In a special episode responding to audience suggestions from LAB111's Lab Suggestions programme, Laura Gommans and Hugo Emmerzaal discuss the chilling specificity of Children of Men — a film that imagines social collapse not through spectacle but through exhaustion and bureaucratic drift. The episode also stages a pointed debate about whether Christopher Nolan's Inception is an original work or an acknowledged debt to Satoshi Kon's Paprika. Along the way: conversations with Colin Farrell and Alfonso Cuarón, and why some films age into prophecy.
As the year comes to a close, hosts Laura Gommans and Elliot Bloom look back on the films that defined 2025. They revisit their standout favourites, unexpected discoveries, and the releases that missed the mark — and ask why so many films from major directors felt surprisingly average this year. They also spotlight a handful of remarkable titles that never reached Dutch cinemas but deserve far more attention. Essential listening for anyone who wants to understand what actually mattered at the movies in 2025.
A pre-Christmas review roundup that lingers on three films deserving more attention than they've received. Joachim Trier's Sentimental Value — a quiet companion to The Worst Person in the World — is everything you'd want from a Trier winter film. Harris Dickerson's debut Urchin announces a new voice in British cinema. And Rose Byrne turns in one of the year's most undervalued performances in a film that, like the best gifts, arrives without adequate warning. Plus: the festive season, the cinema programme, and the argument about what to watch on Christmas Eve.
Laura Gommans is an unabashed devotee of festive films. Kiriko Mechanicus prefers her Christmas viewing eyes-wide-open — more Eyes Wide Shut than Love Actually. Together they interrogate what festive actually means when applied to cinema — why certain films feel like December when they contain no snow and no gifts — and dream up the directors who should, in a just world, be commissioned to make a holiday film. An episode about the seasonality of cinema, the films that become rituals, and whether tradition is a comfort or a trap.
Sex and the City 2 is not canonical cinema — and yet, as Hugo Emmerzael argues in his Little White Lies essay, it charts America's imperial confidence and its slow, chaotic unravelling with uncanny precision. In conversation with Kiriko Mechanicus, Hugo revisits the franchise's trajectory from scrappy New York comedy to global luxury spectacle — and asks what it means that its most derided sequel is also its most accidentally revealing document of empire at the point of peak hubris.

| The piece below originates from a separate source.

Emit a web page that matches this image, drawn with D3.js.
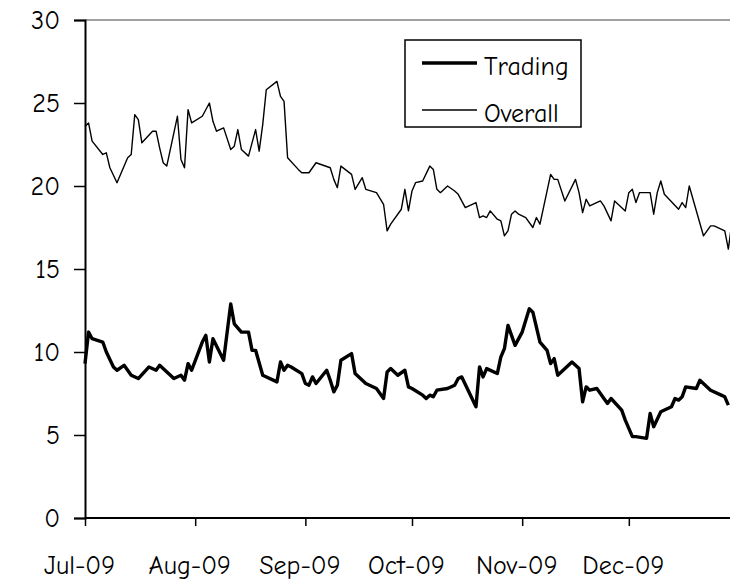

A Review Roundup in which Laura Gommans and Elliot Bloom find themselves genuinely divided. Lynne Ramsay's Die My Love — Jennifer Lawrence and Robert Pattinson in an unflinching portrait of postpartum collapse — splits them down the middle. They're similarly at odds on Splitsville, a physical comedy about opening up a marriage. But both are fully won over by Richard Linklater's Nouvelle Vague: a playful, formally audacious retelling of the making of A Bout de Souffle in the grammar of the French New Wave it celebrates. An episode where disagreement is the conversation.
Timed to the 50th anniversary re-release of One Flew Over the Cuckoo's Nest, Hugo Emmerzael and Tom Ooms sit with the career of the most charismatic American screen actor of his generation. Jack Nicholson's performances — volatile, mischievous, and beneath the surface remarkably controlled — forged a style of acting entirely his own: the man who made wickedness feel like freedom. From his countercultural emergence in Easy Rider to Chinatown, The Shining, and As Good as It Gets: an episode about what it means to be a movie star rather than merely an actor.
Benny Safdie's The Smashing Machine — a biopic about MMA legend Mark Kerr, starring Dwayne Johnson — received a fifteen-minute standing ovation at Venice. Laura Gommans and Elliot Bloom want to know why. The episode also celebrates the 40th anniversary of Back to the Future — a film whose internal logic holds up rather better than some of us remember — and closes with It Was Just an Accident: a quieter film that rewards exactly the kind of patience we usually reserve for Hollywood's louder proclamations.
The American New Wave — New Hollywood — gave us Scorsese, Coppola, Spielberg, and Altman. But what was this era really about, beyond the career highlights? Elliot Bloom and Tom Ooms trace how a generation of film-school graduates, shaped by the French New Wave and disillusioned by the studio system, were handed the keys at exactly the moment the studios had run out of ideas. From Easy Rider to Apocalypse Now: an episode about the conditions that produce a golden age, and why those conditions are almost impossible to recreate deliberately.
In collaboration with Eye Filmmuseum's exhibition Ongoing — celebrating the singular career of Tilda Swinton — Hugo Emmerzael sits down with filmmaker and cinema obsessive Mark Cousins. Best known for The Story of Film and Women Make Film, which he created alongside Swinton herself, Cousins reflects on his years as a critic conducting interviews in Hollywood legends' homes, his boundless curiosity for the moving image, and what a decades-long creative partnership with someone as singular as Swinton actually looks like from the inside.